YOUR INSTRUCTIONS:
Write out the opening lines of the data word for word, up to and including the line with "sizeref = 2.0 * max(cost_m) / max_diam ** 2", and leave every picture and every later line out.

Plotting code records:
* begin *

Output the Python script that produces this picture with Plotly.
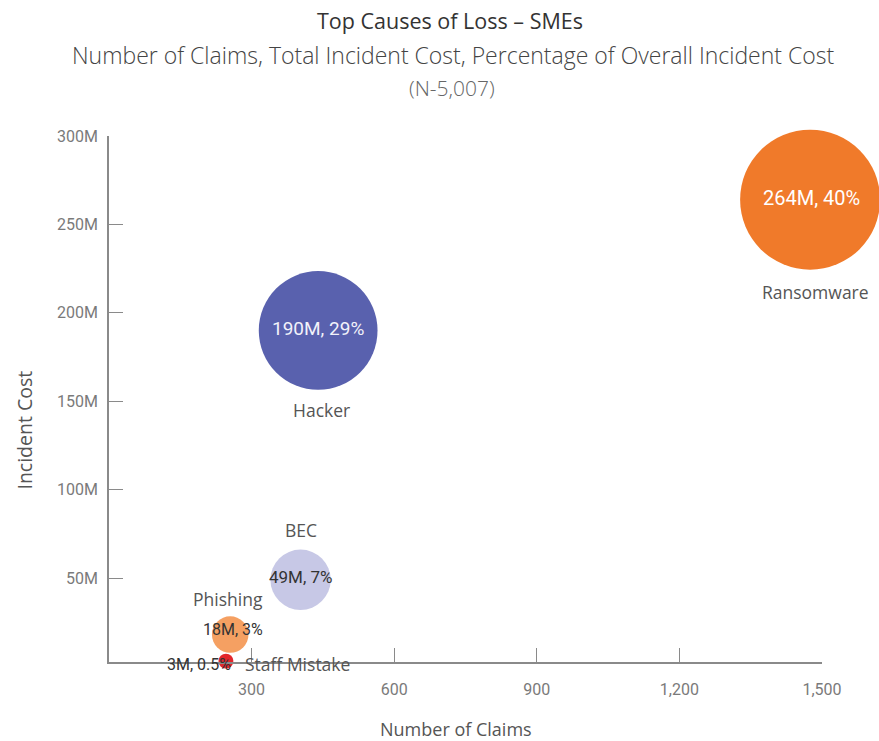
import plotly.graph_objects as go

# Top causes of loss for SMEs: claims count vs. total incident cost
causes = ["Ransomware", "Hacker", "BEC", "Phishing", "Staff Mistake"]
claims = [1475, 440, 403, 255, 246]
cost_m = [264, 190, 49, 18, 3]
cost_share = ["40%", "29%", "7%", "3%", "0.5%"]
colors = ["#F07A2A", "#5961AE", "#C7C8E6", "#F5A062", "#E2262B"]

x_ticks = [300, 600, 900, 1200, 1500]
x_tick_text = ["300", "600", "900", "1,200", "1,500"]
y_ticks = [50e6, 100e6, 150e6, 200e6, 250e6, 300e6]
y_tick_text = ["50M", "100M", "150M", "200M", "250M", "300M"]

cost = [c * 1e6 for c in cost_m]
value_text = [f"{c}M, {s}" for c, s in zip(cost_m, cost_share)]

NUM_FONT = "Roboto, sans-serif"
SANS = "Open Sans, Lato, sans-serif"

# bubble area proportional to incident cost
max_diam = 140
sizeref = 2.0 * max(cost_m) / max_diam ** 2

fig = go.Figure()
fig.add_trace(go.Scatter(
    x=claims, y=cost, mode="markers",
    marker=dict(size=cost_m, sizemode="area", sizeref=sizeref,
                color=colors, line=dict(width=0), opacity=1),
    cliponaxis=False, hoverinfo="skip", showlegend=False,
))

# value labels and category names placed around each bubble
value_style = {
    "Ransomware": dict(color="#FFFFFF", size=20, xshift=1, yshift=2, anchor="center"),
    "Hacker": dict(color="#F2F2FA", size=19, xshift=0, yshift=2, anchor="center"),
    "BEC": dict(color="#333333", size=17, xshift=0, yshift=3, anchor="center"),
    "Phishing": dict(color="#333333", size=16, xshift=3, yshift=5, anchor="center"),
    "Staff Mistake": dict(color="#333333", size=16, xshift=7, yshift=-3, anchor="right"),
}
name_style = {
    "Ransomware": dict(xshift=5, yshift=-92, anchor="center"),
    "Hacker": dict(xshift=3, yshift=-80, anchor="center"),
    "BEC": dict(xshift=0, yshift=50, anchor="center"),
    "Phishing": dict(xshift=-2, yshift=36, anchor="center"),
    "Staff Mistake": dict(xshift=17, yshift=-3, anchor="left"),
}

annotations = []
for name, xv, yv, txt in zip(causes, claims, cost, value_text):
    vs = value_style[name]
    annotations.append(dict(
        x=xv, y=yv, xref="x", yref="y", text=txt, showarrow=False,
        xanchor=vs["anchor"], yanchor="middle", xshift=vs["xshift"], yshift=vs["yshift"],
        font=dict(family=NUM_FONT, size=vs["size"], color=vs["color"]),
    ))
    ns = name_style[name]
    annotations.append(dict(
        x=xv, y=yv, xref="x", yref="y", text=name, showarrow=False,
        xanchor=ns["anchor"], yanchor="middle", xshift=ns["xshift"], yshift=ns["yshift"],
        font=dict(family=SANS, size=17.5, color="#555555"),
    ))

# titles
annotations += [
    dict(x=0.478, y=1, xref="paper", yref="paper", yshift=116, showarrow=False,
         text="Top Causes of Loss – SMEs", xanchor="center", yanchor="middle",
         font=dict(family=SANS, size=21.5, color="#333333")),
    dict(x=0.483, y=1, xref="paper", yref="paper", yshift=81, showarrow=False,
         text="Number of Claims, Total Incident Cost, Percentage of Overall Incident Cost",
         xanchor="center", yanchor="middle",
         font=dict(family=SANS, size=23, color="#444444", weight=300)),
    dict(x=0.481, y=1, xref="paper", yref="paper", yshift=48, showarrow=False,
         text="(N-5,007)", xanchor="center", yanchor="middle",
         font=dict(family=SANS, size=21, color="#666666", weight=300)),
    dict(x=0.487, y=0, xref="paper", yref="paper", yshift=-67, showarrow=False,
         text="Number of Claims", xanchor="center", yanchor="middle",
         font=dict(family=SANS, size=18, color="#555555")),
    dict(x=0, y=0.44, xref="paper", yref="paper", xshift=-84, showarrow=False,
         text="Incident Cost", textangle=-90, xanchor="center", yanchor="middle",
         font=dict(family=SANS, size=19.5, color="#555555")),
]

axis_color = "#8A8A8A"
tick_font = dict(family=NUM_FONT, size=16, color="#7A7A7A")
fig.update_layout(
    width=879, height=741,
    margin=dict(l=109, r=57, t=136, b=79, pad=0),
    plot_bgcolor="white", paper_bgcolor="white",
    annotations=annotations,
    xaxis=dict(range=[0, 1500], tickvals=x_ticks, ticktext=x_tick_text,
               showgrid=False, zeroline=False, showline=True, linecolor=axis_color,
               linewidth=1.5, ticks="inside", ticklen=14, tickwidth=1.2,
               tickcolor=axis_color, ticklabelstandoff=12, tickfont=tick_font),
    yaxis=dict(range=[2.5e6, 300e6], tickvals=y_ticks, ticktext=y_tick_text,
               showgrid=False, zeroline=False, showline=True, linecolor=axis_color,
               linewidth=1.5, ticks="inside", ticklen=14, tickwidth=1.2,
               tickcolor=axis_color, ticklabelstandoff=6, tickfont=tick_font),
)

fig.write_html("out.html")
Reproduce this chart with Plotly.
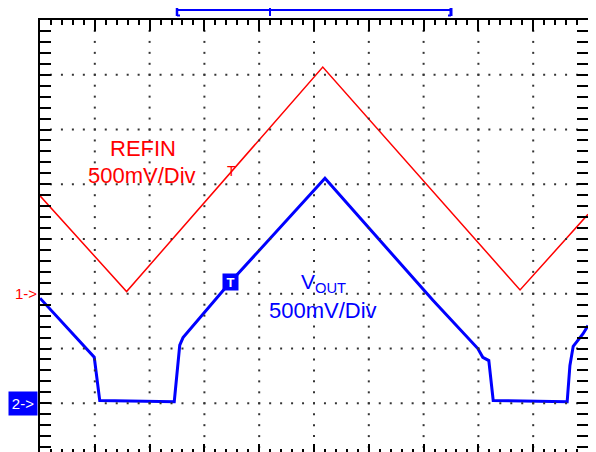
import numpy as np
import plotly.graph_objects as go

# ---- data (screen divisions: x = time div 0..10, y = vertical div from bottom) ----
refin_x = [0.0, 1.58, 5.16, 8.76, 10.0]
refin_y = [4.79, 3.04, 7.14, 3.07, 4.45]

vout_x = [0.0, 0.99, 1.09, 2.45, 2.55, 2.61, 3.47, 5.20, 7.17, 7.99, 8.08, 8.19, 8.27, 9.62, 9.67, 9.73, 9.91, 10.0]
vout_y = [2.92, 1.84, 1.05, 1.03, 2.06, 2.20, 3.21, 5.11, 2.88, 2.00, 1.84, 1.78, 1.05, 1.03, 1.69, 2.04, 2.27, 2.42]

ch1_ref = 3.0   # channel 1 ground marker (div)
ch2_ref = 1.0   # channel 2 ground marker (div)
trig_x = 3.48   # trigger point on VOUT (div)
trig_y = 3.21
reflvl_x = 3.49  # trigger level marker on REFIN
reflvl_y = 5.25

label_refin = ["REFIN", "500mV/Div"]
label_vout = ["V<sub>OUT</sub>", "500mV/Div"]

RED = "#ff0000"
BLUE = "#0000ff"
FONT = "Liberation Sans, Arial, sans-serif"

XR = [0, 10]
YR = [0.11, 8]

# page body has an 8px default margin: compensate so the plot area sits at 40..588 x 20..452
BODY = 8

# ---- grid dots (oscilloscope dotted graticule) ----
gx, gy = [], []
minor = np.round(np.arange(0.2, 10.0, 0.2), 3)
for xv in range(1, 10):
    for yv in np.round(np.arange(0.2, 8.0, 0.2), 3):
        gx.append(xv); gy.append(yv)
for yv in range(1, 8):
    for xv in minor:
        gx.append(xv); gy.append(yv)

fig = go.Figure()
fig.add_trace(go.Scatter(x=gx, y=gy, mode="markers", xaxis="x2",
                         marker=dict(symbol="square", size=2, color="#333333", line=dict(width=0)),
                         hoverinfo="skip", showlegend=False))
fig.add_trace(go.Scatter(x=refin_x, y=refin_y, mode="lines",
                         line=dict(color=RED, width=1.5), showlegend=False))
fig.add_trace(go.Scatter(x=vout_x, y=vout_y, mode="lines",
                         line=dict(color=BLUE, width=3), showlegend=False))

ann = []
ann.append(dict(x=1.88, y=5.65, text=label_refin[0], font=dict(family=FONT, size=22, color=RED)))
ann.append(dict(x=1.87, y=5.16, text=label_refin[1], font=dict(family=FONT, size=22, color=RED)))
ann.append(dict(x=5.17, y=3.20, text=label_vout[0], font=dict(family=FONT, size=21, color=BLUE)))
ann.append(dict(x=5.16, y=2.70, text=label_vout[1], font=dict(family=FONT, size=22, color=BLUE)))
ann.append(dict(x=reflvl_x, y=reflvl_y, text="T", font=dict(family=FONT, size=14, color=RED)))
ann.append(dict(x=trig_x, y=trig_y, text="<b>T</b>", font=dict(family=FONT, size=13, color="white"),
                bgcolor=BLUE, width=15, height=16, borderpad=0))
for a in ann:
    a.update(xref="x", yref="y", showarrow=False, xanchor="center", yanchor="middle")
ann.append(dict(x=-27/548, y=ch1_ref, xref="paper", yref="y", text="1->", showarrow=False,
                xanchor="left", yanchor="middle", font=dict(family=FONT, size=15, color=RED)))
ann.append(dict(x=-17/548, y=ch2_ref, xref="paper", yref="y", text="2->", showarrow=False,
                xanchor="center", yanchor="middle", bgcolor=BLUE, width=28, height=23, borderpad=0,
                font=dict(family=FONT, size=15, color="white")))

# ---- top time-base bracket ----
def px2p(px):
    return (px - 40) / 548.0

def py2p(py):
    return (452 - py) / 432.0

shapes = []
def seg(x0, y0, x1, y1, w=1.5):
    shapes.append(dict(type="line", xref="paper", yref="paper", x0=px2p(x0), x1=px2p(x1),
                       y0=py2p(y0), y1=py2p(y1), line=dict(color=BLUE, width=w)))

seg(177, 10, 451, 10, 2)
seg(177, 4, 177, 16, 2.5)
seg(177, 4.5, 180, 4.5, 2)
seg(177, 15.5, 180, 15.5, 2)
seg(451, 4, 451, 16, 3)
seg(448, 4.5, 451, 4.5, 2)
seg(448, 15.5, 451, 15.5, 2)
seg(266, 4.5, 274, 4.5, 2)
seg(270, 4, 270, 16, 2)

axcommon = dict(showgrid=False, zeroline=False, showticklabels=False, tickcolor="black")
fig.update_layout(
    width=596 - BODY, height=452 - BODY,
    margin=dict(l=40 - BODY, r=8, t=20 - BODY, b=0, autoexpand=False),
    paper_bgcolor="white", plot_bgcolor="white",
    xaxis=dict(range=XR, side="top", showline=True, linecolor="black", linewidth=2,
               ticks="inside", ticklen=11, tickwidth=1.5, tick0=0, dtick=1,
               minor=dict(ticks="inside", ticklen=5, tickwidth=1.5, tick0=0, dtick=0.2, tickcolor="black", showgrid=False),
               **axcommon),
    xaxis2=dict(range=XR, overlaying="x", side="bottom", anchor="y", showline=False,
                ticks="inside", ticklen=8, tickwidth=1.5, tick0=0, dtick=1,
                minor=dict(ticks="inside", ticklen=3, tickwidth=1.5, tick0=0, dtick=0.2, tickcolor="black", showgrid=False),
                **axcommon),
    yaxis=dict(range=YR, showline=True, linecolor="black", linewidth=2, mirror="allticks",
               ticks="inside", ticklen=11, tickwidth=1.5, tick0=0, dtick=1,
               minor=dict(ticks="inside", ticklen=5, tickwidth=1.5, tick0=0, dtick=0.2, tickcolor="black", showgrid=False),
               **axcommon),
    annotations=ann,
    shapes=shapes,
    showlegend=False,
)

fig.write_html("out.html")
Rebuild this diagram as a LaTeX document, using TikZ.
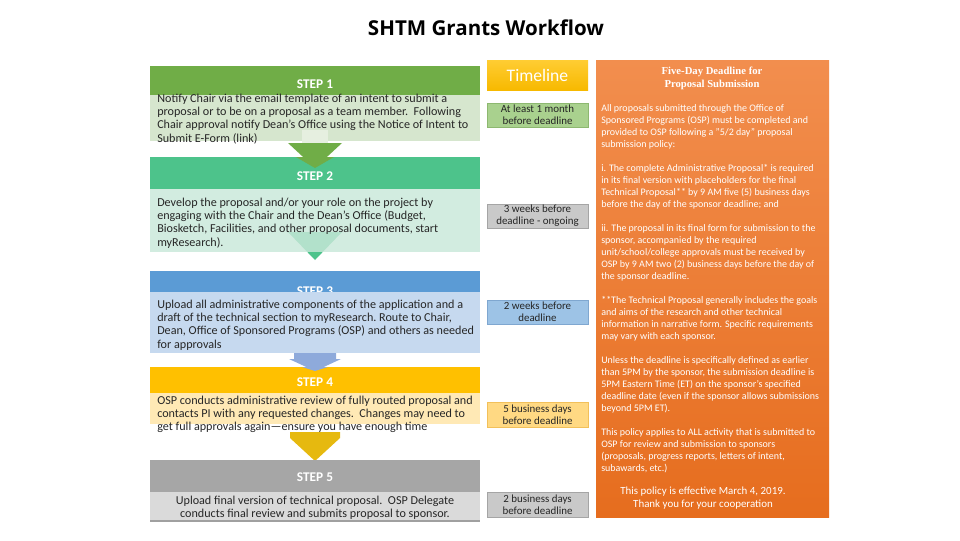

* end *

RESPONSE BELOW:
Output the Python script that produces this picture with Plotly.
import plotly.graph_objects as go

# Top causes of loss for SMEs: claims count vs. total incident cost
causes = ["Ransomware", "Hacker", "BEC", "Phishing", "Staff Mistake"]
claims = [1475, 440, 403, 255, 246]
cost_m = [264, 190, 49, 18, 3]
cost_share = ["40%", "29%", "7%", "3%", "0.5%"]
colors = ["#F07A2A", "#5961AE", "#C7C8E6", "#F5A062", "#E2262B"]

x_ticks = [300, 600, 900, 1200, 1500]
x_tick_text = ["300", "600", "900", "1,200", "1,500"]
y_ticks = [50e6, 100e6, 150e6, 200e6, 250e6, 300e6]
y_tick_text = ["50M", "100M", "150M", "200M", "250M", "300M"]

cost = [c * 1e6 for c in cost_m]
value_text = [f"{c}M, {s}" for c, s in zip(cost_m, cost_share)]

NUM_FONT = "Roboto, sans-serif"
SANS = "Open Sans, Lato, sans-serif"

# bubble area proportional to incident cost
max_diam = 140
sizeref = 2.0 * max(cost_m) / max_diam ** 2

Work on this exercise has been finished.